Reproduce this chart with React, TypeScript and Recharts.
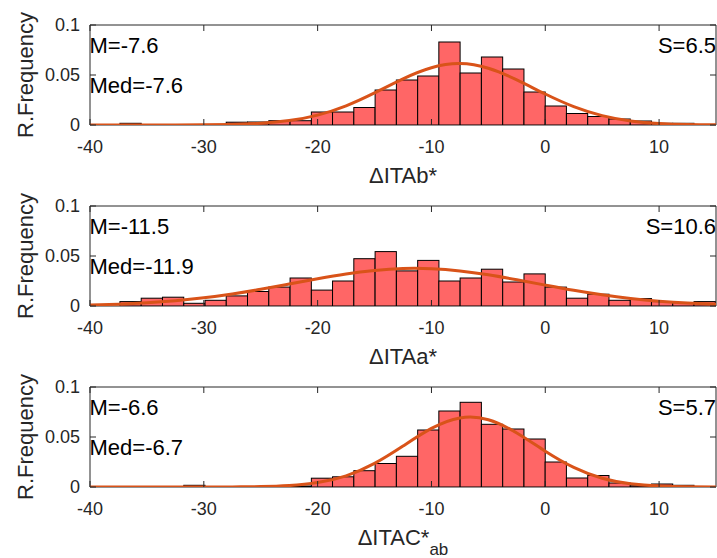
import React from 'react';
import { ComposedChart, Bar, Line, XAxis, YAxis, ReferenceArea } from 'recharts';

// ---- data ----
const BIN_CENTERS = [
  -36.43, -34.56, -32.69, -30.82, -28.95, -27.09, -25.22, -23.35, -21.48, -19.61,
  -17.75, -15.88, -14.01, -12.14, -10.27, -8.41, -6.54, -4.67, -2.8, -0.93,
  0.93, 2.8, 4.67, 6.54, 8.41, 10.27, 12.14, 14.01,
];
const BIN_WIDTH = 1.868;

const FREQ_ITAB = [
  0.0017, 0, 0, 0, 0, 0.0028, 0.003, 0.0043, 0.0043, 0.013,
  0.013, 0.0175, 0.035, 0.045, 0.049, 0.083, 0.052, 0.068, 0.056, 0.033,
  0.019, 0.0115, 0.0085, 0.006, 0.004, 0.0017, 0.0017, 0,
];
const FREQ_ITAA = [
  0.0044, 0.0078, 0.0088, 0.0027, 0.0057, 0.0101, 0.0145, 0.0189, 0.028, 0.0159,
  0.025, 0.0473, 0.0544, 0.0351, 0.0456, 0.025, 0.028, 0.0368, 0.024, 0.0321,
  0.0189, 0.0078, 0.0118, 0.0057, 0.0074, 0.0044, 0.0034, 0.0044,
];
const FREQ_ITAC = [
  0, 0, 0, 0.0017, 0, 0, 0, 0.0013, 0.001, 0.0088,
  0.0102, 0.0163, 0.0235, 0.0307, 0.057, 0.076, 0.0847, 0.0627, 0.058, 0.048,
  0.025, 0.009, 0.0115, 0.004, 0.0012, 0.003, 0.0017, 0,
];

const FIT_X = [
  -40, -37.5, -35, -32.5, -30, -27.5, -25, -22.5, -20, -17.5, -15, -12.5,
  -10, -7.5, -5, -2.5, 0, 2.5, 5, 7.5, 10, 12.5, 15,
];
const FIT_ITAB = [
  0, 0, 0.00001, 0.00004, 0.00016, 0.00057, 0.0017, 0.0044, 0.0099, 0.0192, 0.0321, 0.0462,
  0.0573, 0.0614, 0.0567, 0.0451, 0.031, 0.0184, 0.0094, 0.0041, 0.0016, 0.0005, 0.00015,
];
const FIT_ITAA = [
  0.00101, 0.00186, 0.00322, 0.00529, 0.0082, 0.01205, 0.0167, 0.022, 0.0273, 0.0321, 0.0356, 0.0375,
  0.0373, 0.0351, 0.0312, 0.0262, 0.0209, 0.0157, 0.0112, 0.00755, 0.00481, 0.0029, 0.00165,
];
const FIT_ITAC = [
  0, 0, 0, 0, 0.00002, 0.00008, 0.00038, 0.00143, 0.0044, 0.0112, 0.0236, 0.041,
  0.0586, 0.0691, 0.0673, 0.054, 0.0358, 0.0196, 0.0088, 0.0033, 0.001, 0.00026, 0.00005,
];

const X_TICKS = [-40, -30, -20, -10, 0, 10];
const Y_TICKS = [0, 0.05, 0.1];
const Y_TICK_LABELS = ['0', '0.05', '0.1'];
const X_DOMAIN: [number, number] = [-40, 15];
const Y_DOMAIN: [number, number] = [0, 0.1];

const MEAN_TEXT = ['M=-7.6', 'M=-11.5', 'M=-6.6'];
const MEDIAN_TEXT = ['Med=-7.6', 'Med=-11.9', 'Med=-6.7'];
const SD_TEXT = ['S=6.5', 'S=10.6', 'S=5.7'];
const X_LABEL_MAIN = ['\u0394ITAb*', '\u0394ITAa*', '\u0394ITAC*'];
const X_LABEL_SUB = ['', '', 'ab'];
const Y_LABEL = 'R.Frequency';

// ---- layout / style ----
const W = 717;
const H = 558;
const PLOT_L = 90;
const PLOT_R = 716;
const PLOT_T = 25;
const PLOT_H = 100;
const PLOT_B = PLOT_T + PLOT_H;
const PANEL_STEP = 181;
const CHART_H = 196;
const FONT = 'Arial, "Liberation Sans", Helvetica, sans-serif';
const AX = '#262626';
const BAR_FILL = '#FF6666';
const FIT_COLOR = '#D95319';
const BAR_PX = (BIN_WIDTH * (PLOT_R - PLOT_L)) / (X_DOMAIN[1] - X_DOMAIN[0]);

const HistBar = (props: any) => {
  const { x, y, width, height } = props;
  if (!height || height <= 0) return null;
  const cx = x + width / 2;
  return (
    <rect
      x={cx - BAR_PX / 2}
      y={y}
      width={BAR_PX}
      height={height}
      fill={BAR_FILL}
      stroke="#000000"
      strokeWidth={1}
    />
  );
};

const XTick = (props: any) => {
  const { x, payload } = props;
  return (
    <g>
      <line x1={x} x2={x} y1={PLOT_B} y2={PLOT_B - 6} stroke={AX} strokeWidth={1} />
      <line x1={x} x2={x} y1={PLOT_T} y2={PLOT_T + 6} stroke={AX} strokeWidth={1} />
      <text x={x} y={PLOT_B + 27.5} textAnchor="middle" fontSize={18} fontFamily={FONT} fill={AX}>
        {String(payload.value)}
      </text>
    </g>
  );
};

const YTick = (props: any) => {
  const { y, payload } = props;
  const label = Y_TICK_LABELS[Y_TICKS.indexOf(payload.value)] ?? String(payload.value);
  return (
    <g>
      <line x1={PLOT_L} x2={PLOT_L + 6} y1={y} y2={y} stroke={AX} strokeWidth={1} />
      <line x1={PLOT_R} x2={PLOT_R - 6} y1={y} y2={y} stroke={AX} strokeWidth={1} />
      <text x={PLOT_L - 10} y={y + 6.3} textAnchor="end" fontSize={18} fontFamily={FONT} fill={AX}>
        {label}
      </text>
    </g>
  );
};

function Panel({ idx, freq, fit }: { idx: number; freq: number[]; fit: number[] }) {
  const bars = BIN_CENTERS.map((x, i) => ({ x, y: freq[i] }));
  const curve = FIT_X.map((x, i) => ({ x, y: fit[i] }));
  const cx = (PLOT_L + PLOT_R) / 2;
  return (
    <div style={{ position: 'absolute', left: 0, top: idx * PANEL_STEP, width: W, height: CHART_H }}>
      <ComposedChart
        width={W}
        height={CHART_H}
        data={bars}
        margin={{ top: PLOT_T, right: W - PLOT_R, bottom: 0, left: 0 }}
        barGap={0}
        barCategoryGap={0}
      >
        <XAxis
          type="number"
          dataKey="x"
          domain={X_DOMAIN}
          ticks={X_TICKS}
          interval={0}
          allowDataOverflow
          height={CHART_H - PLOT_B}
          axisLine={false}
          tickLine={false}
          tick={<XTick />}
        />
        <YAxis
          type="number"
          domain={Y_DOMAIN}
          ticks={Y_TICKS}
          interval={0}
          allowDataOverflow
          width={PLOT_L}
          axisLine={false}
          tickLine={false}
          tick={<YTick />}
        />
        <Bar dataKey="y" shape={<HistBar />} isAnimationActive={false} />
        <ReferenceArea
          x1={X_DOMAIN[0]}
          x2={X_DOMAIN[1]}
          y1={Y_DOMAIN[0]}
          y2={Y_DOMAIN[1]}
          fill="none"
          stroke={AX}
          strokeWidth={1}
          fillOpacity={0}
          ifOverflow="visible"
        />
        <Line
          data={curve}
          dataKey="y"
          type="natural"
          stroke={FIT_COLOR}
          strokeWidth={3}
          dot={false}
          activeDot={false}
          isAnimationActive={false}
        />
        <text x={PLOT_L - 0.5} y={PLOT_T + 28.3} fontSize={22} fontFamily={FONT} fill="#000">
          {MEAN_TEXT[idx]}
        </text>
        <text x={PLOT_L - 0.5} y={PLOT_T + 68.3} fontSize={22} fontFamily={FONT} fill="#000">
          {MEDIAN_TEXT[idx]}
        </text>
        <text x={PLOT_R} y={PLOT_T + 28.3} textAnchor="end" fontSize={22} fontFamily={FONT} fill="#000">
          {SD_TEXT[idx]}
        </text>
        <text
          transform={`translate(32.5, ${PLOT_T + PLOT_H / 2}) rotate(-90)`}
          textAnchor="middle"
          fontSize={22}
          fontFamily={FONT}
          fill={AX}
        >
          {Y_LABEL}
        </text>
        <text x={cx} y={PLOT_B + 57.5} textAnchor="middle" fontSize={22} fontFamily={FONT} fill={AX}>
          {X_LABEL_MAIN[idx]}
          {X_LABEL_SUB[idx] ? (
            <tspan dy={10} fontSize={17}>
              {X_LABEL_SUB[idx]}
            </tspan>
          ) : null}
        </text>
      </ComposedChart>
    </div>
  );
}

export default function App() {
  return (
    <div style={{ position: 'absolute', left: 0, top: 0, width: W, height: H, background: '#fff' }}>
      <Panel idx={0} freq={FREQ_ITAB} fit={FIT_ITAB} />
      <Panel idx={1} freq={FREQ_ITAA} fit={FIT_ITAA} />
      <Panel idx={2} freq={FREQ_ITAC} fit={FIT_ITAC} />
    </div>
  );
}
--- --- ---
From the first line of the material down to the line containing "const BIN_WIDTH = 1.868;", inclusive, return each line exactly, skipping any picture.

Reproduce this chart with React, TypeScript and Recharts.
import React from 'react';
import { ComposedChart, Bar, Line, XAxis, YAxis, ReferenceArea } from 'recharts';

// ---- data ----
const BIN_CENTERS = [
  -36.43, -34.56, -32.69, -30.82, -28.95, -27.09, -25.22, -23.35, -21.48, -19.61,
  -17.75, -15.88, -14.01, -12.14, -10.27, -8.41, -6.54, -4.67, -2.8, -0.93,
  0.93, 2.8, 4.67, 6.54, 8.41, 10.27, 12.14, 14.01,
];
const BIN_WIDTH = 1.868;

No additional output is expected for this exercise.